Having established that a rock revival is beginning to take shape, one may wonder what form it might take sonically. What we have thus far certainly provides a few clues, with the current trend of artists who established themselves through crossing over between pop and hip-hop trying their hand at pop punk 2.0. The fuel behind this resurgence in Blinkian puberty rock might be in some part a yearning for a breath of fresh air in a digitized musical landscape, but is definitely a product of Gen-Z angst and millennial nostalgia. Two generations marred by anxiety and social confusion in a hyperconnected, hyper-technological surveillance age, grappling with bleak futures and trying to find their identity within a dystopian present is sure to result in some fiery developments in culture, and their helicoptered, overmedicated upbringing only amplifies the collective difficulty.

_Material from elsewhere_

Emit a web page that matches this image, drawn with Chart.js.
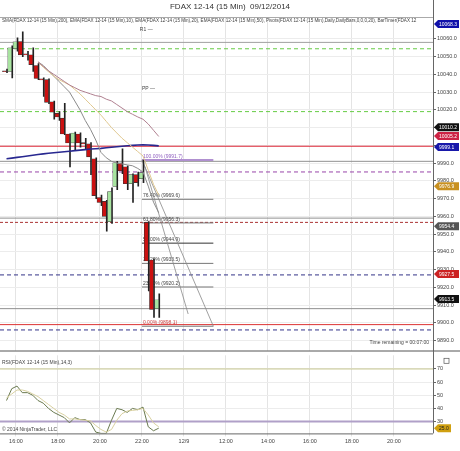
<!DOCTYPE html>
<html><head><meta charset="utf-8">
<script src="https://cdn.jsdelivr.net/npm/chart.js@4.4.1/dist/chart.umd.min.js"></script>
<style>
body{margin:0;background:#fff;font-family:Arial,"Liberation Sans",sans-serif}
#w1{position:absolute;left:0;top:0;width:460px;height:352px}
#w2{position:absolute;left:0;top:351px;width:460px;height:100px}
</style></head><body>
<div id="w1"><canvas id="c1"></canvas></div>
<div id="w2"><canvas id="c2"></canvas></div>
<script>
// ---- data ----
const barStart = 15.55, barStep = 0.25; // hours (bar times)
const opens  = [10042,10041.6,10054.4,10058.5,10051.5,10051,10045,10037.5,10037,10024.5,10018,10015.3,10006.4,10001.3,10006.4,10001.5,10000.8,9992.4,9970.6,9968.4,9957,9976.8,9990.2,9987.9,9978.4,9983.5,9981.2,9956.6,9935.4,9908];
const highs  = [10043,10056,10060.6,10064,10053,10055,10046,10038,10037.5,10025,10019,10023.7,10006.5,10007.5,10007,10004,10001.5,9993,9972,9969,9976,9991,9998,9988.5,9984,9985,9991.7,9957,9936,9916.4];
const lows   = [10041,10038,10053,10050,10048,10041.6,10037,10027.6,10023.5,10014.7,10014,10006,9987.9,9997,9999,9998,9983.5,9970,9966,9951.6,9956,9975,9984,9975,9967.8,9977,9979,9918,9903,9903];
const closes = [10041.5,10055,10058.3,10051,10051,10045.5,10037.7,10036.8,10024.2,10018.7,10016,10006.4,10001.3,10006.9,10001.3,10000.8,9993.5,9971.7,9967.8,9960,9974,9990.2,9985.7,9978.4,9983.5,9979,9984.6,9934.9,9907.5,9913];
const ema50  = [null,null,null,null,null,null,10047,10044.5,10042,10040,10038,10036,10034,10032.5,10031,10030,10029,10028,10027.5,10026,10025,10023,10021,10019,10017.5,10016,10014.7,10012,10008.5,10005];
const ema20  = [null,null,null,null,null,null,10047,10044,10041.5,10039,10037,10035.5,10034,10031.5,10029,10026,10023,10020,10017,10013.5,10010,10007,10004,10001.5,9999,9996.5,9994,9986,9978,9972];
const ema10  = [null,null,null,null,null,null,10047,10045,10042,10039,10036,10033,10030,10025,10020,10014,10009,10003,9996,9993,9991,9990,9989.5,9989,9988.5,9987,9985,9977,9968,9962];
const sma200 = [9992.4,9992.8,9993.2,9993.6,9994,9994.4,9994.8,9995.2,9995.5,9995.8,9996.1,9996.4,9996.7,9997,9997.3,9997.6,9997.9,9998.1,9998.3,9998.6,9998.9,9999.2,9999.5,9999.8,10000,10000.2,10000.3,10000.2,10000,9999.7];
const rsi    = [46,55,57,52,52,50,46,44,40,37,35,33,29,33,31.5,31.5,29,22,21,21,31,40,39,37,40,39,41,26,23,25];
const rsiSig = [48,51,54,54,53,51,49,46,43,40,37,35,32,32,31.5,31,30.5,27,24,22,24,31,36,38,38.5,39,40,35,29,26];
const xTickVals = [16,18,20,22,24,26,28,30,32,34];
const xTickLabels = ['16:00','18:00','20:00','22:00','12/9','12:00','14:00','16:00','18:00','20:00'];
const hLines = [[10058,'#a0a0a0',[]],[10054.4,'#66cc44',[4,3]],[10019,'#66cc44',[4,3]],[9999.5,'#dd2233',[]],[9991,'#909090',[]],[9985,'#9944aa',[4,3]],[9959,'#909090',[]],[9956.6,'#aa3333',[3,2]],[9927,'#333388',[4,3]],[9908,'#909090',[]],[9899,'#dd3333',[]],[9896,'#333388',[4,3]]];
const fibPct = ['100.00%','76.40%','61.80%','50.00%','38.20%','23.60%','0.00%'];
const fibVal = [9991.7,9969.6,9956.3,9944.9,9933.5,9920.2,9898.1];
const priceTags = [[10068.3,'#1010aa','#fff'],[10010.2,'#111','#fff'],[10005.2,'#cc2244','#fff'],[9999.1,'#1818aa','#fff'],[9976.9,'#c89020','#fff'],[9954.4,'#555','#fff'],[9927.5,'#cc2222','#fff'],[9913.5,'#111','#fff']];

const xs = opens.map((_,i)=>barStart+i*barStep);
const pts = a => a.map((v,i)=>({x:xs[i],y:v}));
const up = opens.map((o,i)=>closes[i]>=o);
const xScale = {type:'linear',offset:false,min:15.24,max:35.86,afterBuildTicks:s=>{s.ticks=xTickVals.map(v=>({value:v}))},
  grid:{color:'#e4e4e4',drawTicks:true,tickLength:3,offset:false},border:{display:false}};
const yAxisW = 27;

const overlay = {id:'ov',
  beforeDatasetsDraw(c){const {ctx,chartArea:a,scales:{x,y}}=c;ctx.save();
    hLines.forEach(([v,col,d])=>{const py=y.getPixelForValue(v);ctx.strokeStyle=col;ctx.setLineDash(d);ctx.lineWidth=1;ctx.beginPath();ctx.moveTo(a.left,py);ctx.lineTo(a.right,py);ctx.stroke();});
    ctx.setLineDash([]);
    const fx0=x.getPixelForValue(22),fx1=x.getPixelForValue(25.4);
    fibVal.forEach((v,i)=>{const py=y.getPixelForValue(v);ctx.strokeStyle=i==0?'#b090d0':(i==3?'#333':'#777');ctx.lineWidth=i==0?2:1;ctx.beginPath();ctx.moveTo(fx0,py);ctx.lineTo(fx1,py);ctx.stroke();
      ctx.fillStyle=i==0?'#9060c0':(i==6?'#cc4444':'#444');ctx.font='5px Arial';ctx.textBaseline='bottom';ctx.fillText(fibPct[i]+' ('+v.toFixed(1)+')',fx0+1,py-1);});
    ctx.strokeStyle='#888';ctx.lineWidth=0.8;ctx.beginPath();ctx.moveTo(fx0,y.getPixelForValue(9991.7));ctx.lineTo(fx1,y.getPixelForValue(9898.1));ctx.stroke();
    ctx.beginPath();ctx.moveTo(fx0+3,y.getPixelForValue(9988));ctx.lineTo(x.getPixelForValue(24.2),y.getPixelForValue(9905));ctx.stroke();
    ctx.fillStyle='#444';ctx.font='5px Arial';ctx.textBaseline='middle';
    ctx.fillText('PP —',x.getPixelForValue(22),y.getPixelForValue(10032));
    ctx.fillText('R1 —',x.getPixelForValue(21.9),y.getPixelForValue(10065));
    ctx.restore();},
  afterDraw(c){const {ctx,chartArea:a,scales:{y}}=c;ctx.save();
    ctx.strokeStyle='#666';ctx.lineWidth=1;ctx.beginPath();ctx.moveTo(a.right+0.5,0);ctx.lineTo(a.right+0.5,c.height);ctx.stroke();
    ctx.strokeStyle='#aaa';ctx.beginPath();ctx.moveTo(0,a.top+0.5);ctx.lineTo(a.right,a.top+0.5);ctx.stroke();
    ctx.strokeStyle='#555';ctx.beginPath();ctx.moveTo(0,c.height-1);ctx.lineTo(c.width,c.height-1);ctx.stroke();
    ctx.fillStyle='#333';ctx.font='8px Arial';ctx.textAlign='center';ctx.textBaseline='middle';ctx.fillText('FDAX 12-14 (15 Min)  09/12/2014',230,7);
    ctx.font='4.6px Arial';ctx.textAlign='left';ctx.fillStyle='#444';
    ctx.fillText('SMA(FDAX 12-14 (15 Min),200), EMA(FDAX 12-14 (15 Min),10), EMA(FDAX 12-14 (15 Min),20), EMA(FDAX 12-14 (15 Min),50), Pivots(FDAX 12-14 (15 Min),Daily,DailyBars,0,0,0,20), BarTimer(FDAX 12',2,21);
    ctx.font='5px Arial';ctx.textAlign='right';ctx.fillText('Time remaining = 00:07:00',a.right-4,a.bottom-5);
    priceTags.forEach(([v,bg,fg])=>{let py=Math.max(a.top+4,y.getPixelForValue(v));const l=a.right+1;ctx.fillStyle=bg;ctx.beginPath();ctx.moveTo(l,py);ctx.lineTo(l+4,py-4);ctx.lineTo(l+25,py-4);ctx.lineTo(l+25,py+4);ctx.lineTo(l+4,py+4);ctx.closePath();ctx.fill();
      ctx.fillStyle=fg;ctx.font='5px Arial';ctx.textAlign='left';ctx.fillText(v.toFixed(1),l+5,py+0.5);});
    ctx.restore();}};

new Chart(document.getElementById('c1'),{
  data:{datasets:[
    {type:'bar',data:xs.map((x,i)=>({x,y:[lows[i],highs[i]]})),backgroundColor:'#222',barThickness:1,order:3},
    {type:'bar',data:xs.map((x,i)=>({x,y:[opens[i],closes[i]]})),backgroundColor:up.map(u=>u?'#a8e4a0':'#cc1111'),borderColor:'#333',borderWidth:0.6,borderSkipped:false,barThickness:4,order:2},
    {type:'line',data:pts(ema50),borderColor:'#b08090',borderWidth:1,pointRadius:0,order:1},
    {type:'line',data:pts(ema20),borderColor:'#e0c890',borderWidth:1,pointRadius:0,order:1},
    {type:'line',data:pts(ema10),borderColor:'#8a8a8a',borderWidth:1,pointRadius:0,order:1},
    {type:'line',data:pts(sma200),borderColor:'#282890',borderWidth:1.6,pointRadius:0,order:1}
  ]},
  options:{responsive:true,maintainAspectRatio:false,animation:false,
    layout:{padding:{top:17,bottom:1,left:0,right:0}},
    plugins:{legend:{display:false},tooltip:{enabled:false}},
    scales:{x:{...xScale,ticks:{display:false}},
      y:{position:'right',min:9886,max:10072.3,afterBuildTicks:s=>{const t=[];for(let v=9890;v<=10060;v+=10)t.push({value:v});s.ticks=t},
        afterFit:s=>{s.width=yAxisW},grid:{color:'#ececec',tickLength:3,tickColor:'#666'},border:{display:false},
        ticks:{font:{size:5.5},color:'#444',padding:1,callback:v=>v.toFixed(1)}}}},
  plugins:[overlay]});

const rsiOv={id:'rov',
  beforeDatasetsDraw(c){const {ctx,chartArea:a,scales:{y}}=c;ctx.save();
    ctx.strokeStyle='#c8c890';ctx.lineWidth=1;let py=y.getPixelForValue(70);ctx.beginPath();ctx.moveTo(a.left,py);ctx.lineTo(a.right,py);ctx.stroke();
    ctx.strokeStyle='#b0a0c8';ctx.lineWidth=2;py=y.getPixelForValue(30);ctx.beginPath();ctx.moveTo(a.left,py);ctx.lineTo(a.right,py);ctx.stroke();ctx.restore();},
  afterDraw(c){const {ctx,chartArea:a,scales:{y}}=c;ctx.save();
    ctx.strokeStyle='#666';ctx.lineWidth=1;ctx.beginPath();ctx.moveTo(a.right+0.5,0);ctx.lineTo(a.right+0.5,a.bottom);ctx.stroke();
    ctx.beginPath();ctx.moveTo(0,a.bottom+0.5);ctx.lineTo(a.right,a.bottom+0.5);ctx.stroke();
    ctx.fillStyle='#444';ctx.font='5px Arial';ctx.textBaseline='middle';ctx.fillText('RSI(FDAX 12-14 (15 Min),14,3)',2,a.top+7);
    ctx.fillText('© 2014 NinjaTrader, LLC',2,a.bottom-4);
    ctx.strokeStyle='#555';ctx.lineWidth=0.7;ctx.strokeRect(a.right+11,a.top+3,5,5);
    const v=rsi[rsi.length-1],ty=y.getPixelForValue(v),l=a.right+1;ctx.fillStyle='#d0a010';ctx.beginPath();ctx.moveTo(l,ty);ctx.lineTo(l+4,ty-4);ctx.lineTo(l+17,ty-4);ctx.lineTo(l+17,ty+4);ctx.lineTo(l+4,ty+4);ctx.closePath();ctx.fill();
    ctx.fillStyle='#222';ctx.fillText(v.toFixed(1),l+5,ty+0.5);
    ctx.restore();}};

new Chart(document.getElementById('c2'),{
  data:{datasets:[
    {type:'line',data:pts(rsiSig),borderColor:'#d8d0a0',borderWidth:1,pointRadius:0},
    {type:'line',data:pts(rsi),borderColor:'#6a7a50',borderWidth:1,pointRadius:0}
  ]},
  options:{responsive:true,maintainAspectRatio:false,animation:false,
    layout:{padding:{top:0,bottom:4}},
    plugins:{legend:{display:false},tooltip:{enabled:false}},
    scales:{x:{...xScale,ticks:{font:{size:5.5},color:'#444',padding:2,maxRotation:0,callback:(v)=>{const i=xTickVals.indexOf(v);return i>=0?xTickLabels[i]:''}}},
      y:{position:'right',min:21,max:80.4,afterBuildTicks:s=>{s.ticks=[30,40,50,60,70].map(v=>({value:v}))},
        afterFit:s=>{s.width=yAxisW},grid:{color:'#ececec',tickLength:3,tickColor:'#666'},border:{display:false},
        ticks:{font:{size:5.5},color:'#444',padding:1}}}},
  plugins:[rsiOv]});
</script></body></html>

A twist, though: as evidenced by who the big names are driving this shift, there’s a good chance that what comes out of this rock resurgence might not even sound that much like what people usually call rock at all- rockers in recent years have increasingly borrowed from regular hip-hop, trap, EDM and pop (somewhat understandable, given the commercial landscape), country has borrowed certain sounds from hip-hop and hip-hop has likewise borrowed from rock, country, EDM and god knows what else in return, a microcosm and consequence of the cultural blending and uprooting that comes with globalization. As an example, there’s a new sensitive, introspective strain in rap that has steadily grown over the last few years, one that thrives and proliferates on Soundcloud and is just as influenced by actual “emo” in the most Hot Topic, Fueled by Ramen sense of the word artists as it is by rap progenitors like Kanye West and Drake- the late Juice Wrld was one such example of this breed. If certain types of rock can influence certain types of rap so strongly but it’s still technically rap, then how long do we have to wait until the “rappers” start picking up guitars and crossing all the way over? No longer, it seems.

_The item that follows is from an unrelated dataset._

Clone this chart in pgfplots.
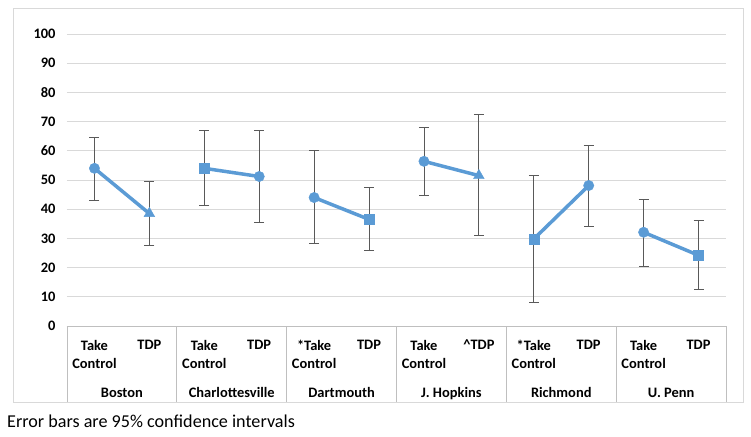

Once again, predictably I get conflicted feelings about this- the ideal outcome for me would be for pure, capital R rock to come roaring back, vanquish the genres that eclipsed it and reign supreme forever- and I’d also like to be one of the main people if not THE person who made it happen. However, if current trajectory stands, we’ll more than likely get a genre potpourri with a rock foundation, and if that’s what the future holds then so be it- after all, we must not fight the inevitable like the executives did, and we must not stall and languish creatively like the artists did either. Whatever comes of these fault line shifts in the future, the point in the present is this: The ground is fertile and the seeds are ready to sprout. Hip-hop may have overtaken rock in recent years, but at the same time it rose to global dominance in the 2010s, the quality of it got worse and worse with one-verse nonsensical mumble rappers and other increasingly ridiculous, un-lyrical and effeminate characters rising to positions of prominence they don’t even remotely deserve. That’s the rap world’s problem to deal with, but while many people will buy into that, in combination with the sterile, radio-ready, machine-made pop and country and everything else in the market it’s just enough to turn people off and start looking elsewhere for their fix. If the bands of today and tomorrow and the pop stars flirting with rock right now play their cards right, then a glorious comeback is in store that cannot be avoided, impeded or destroyed. Rock and roll may have gone dormant, but it will never die– sometimes all it needs is an update.